▸ What to produce: Copy each line below exactly and leave the pictures out.
──────── Material provided ────────
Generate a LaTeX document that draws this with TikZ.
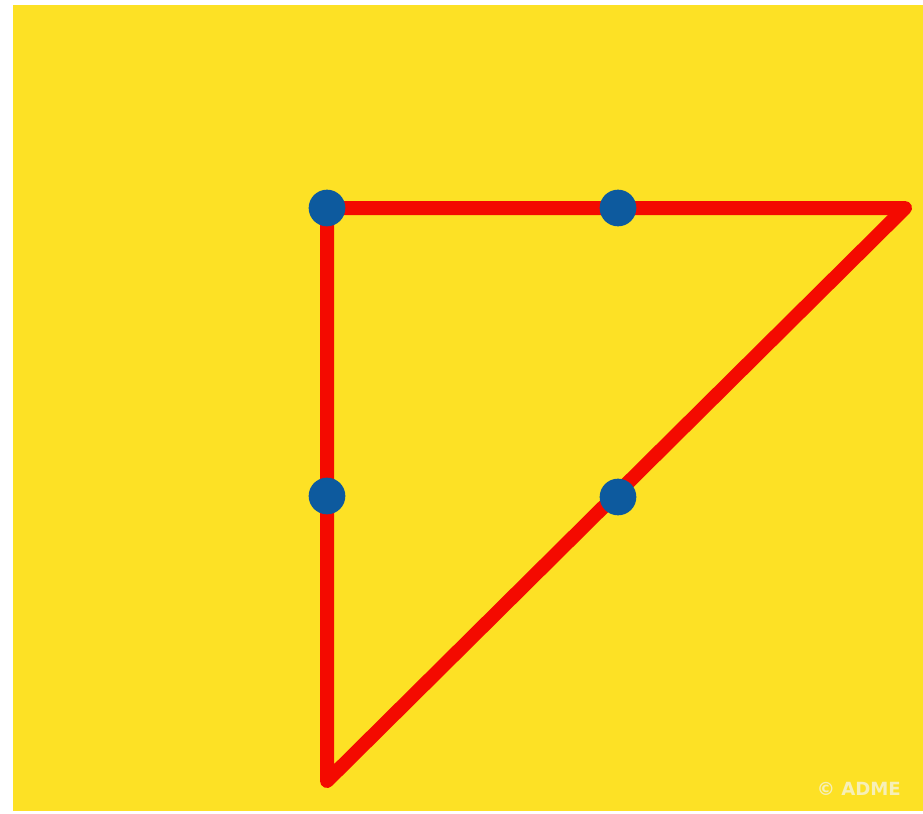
\documentclass[tikz,border=0pt]{standalone}
\usepackage{fontspec}
\setsansfont{DejaVu Sans}
\usepackage{tikz}
\definecolor{PuzzleYellow}{HTML}{FDE125}
\definecolor{PuzzleRed}{HTML}{F40A00}
\definecolor{PuzzleBlue}{HTML}{0D5A9E}
\definecolor{PuzzleMark}{HTML}{F6EFB8}

\begin{document}
\begin{tikzpicture}[
      x=0.03cm,y=-0.03cm,
      dot/.style={circle,fill=PuzzleBlue,minimum size=1.1cm,inner sep=0pt},
      stroke/.style={draw=PuzzleRed,line width=0.42cm,line cap=round,line join=round},
      markfont/.style={anchor=east,font=\sffamily\bfseries\fontsize{15.5}{16}\selectfont}
    ]
      \useasboundingbox[fill=white] (0,0) rectangle (923,814);
      \fill[PuzzleYellow] (13,5) rectangle (923,811);

      \coordinate (topleft) at (327,208);
      \coordinate (topright) at (905,208);
      \coordinate (bottom) at (327,781);

      \draw[stroke] (bottom) -- (topleft) -- (topright) -- cycle;

      \node[dot] (dotA) at (327,208) {};
      \node[dot] (dotB) at (618,208) {};
      \node[dot] (dotC) at (327,496) {};
      \node[dot] (dotD) at (618,497) {};

      \node[markfont,text=PuzzleMark] (mark) at (905,789) {© ADME};
    \end{tikzpicture}
\end{document}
────────
▸ Solution to this problem:
Generate a LaTeX document that draws this with TikZ.
\documentclass[tikz,border=0pt]{standalone}
\usepackage{fontspec}
\setsansfont{DejaVu Sans}
\usepackage{tikz}
\definecolor{PuzzleYellow}{HTML}{FDE125}
\definecolor{PuzzleRed}{HTML}{F40A00}
\definecolor{PuzzleBlue}{HTML}{0D5A9E}
\definecolor{PuzzleMark}{HTML}{F6EFB8}

\begin{document}
\begin{tikzpicture}[
      x=0.03cm,y=-0.03cm,
      dot/.style={circle,fill=PuzzleBlue,minimum size=1.1cm,inner sep=0pt},
      stroke/.style={draw=PuzzleRed,line width=0.42cm,line cap=round,line join=round},
      markfont/.style={anchor=east,font=\sffamily\bfseries\fontsize{15.5}{16}\selectfont}
    ]
      \useasboundingbox[fill=white] (0,0) rectangle (923,814);
      \fill[PuzzleYellow] (13,5) rectangle (923,811);

      \coordinate (topleft) at (327,208);
      \coordinate (topright) at (905,208);
      \coordinate (bottom) at (327,781);

      \draw[stroke] (bottom) -- (topleft) -- (topright) -- cycle;

      \node[dot] (dotA) at (327,208) {};
      \node[dot] (dotB) at (618,208) {};
      \node[dot] (dotC) at (327,496) {};
      \node[dot] (dotD) at (618,497) {};

      \node[markfont,text=PuzzleMark] (mark) at (905,789) {© ADME};
    \end{tikzpicture}
\end{document}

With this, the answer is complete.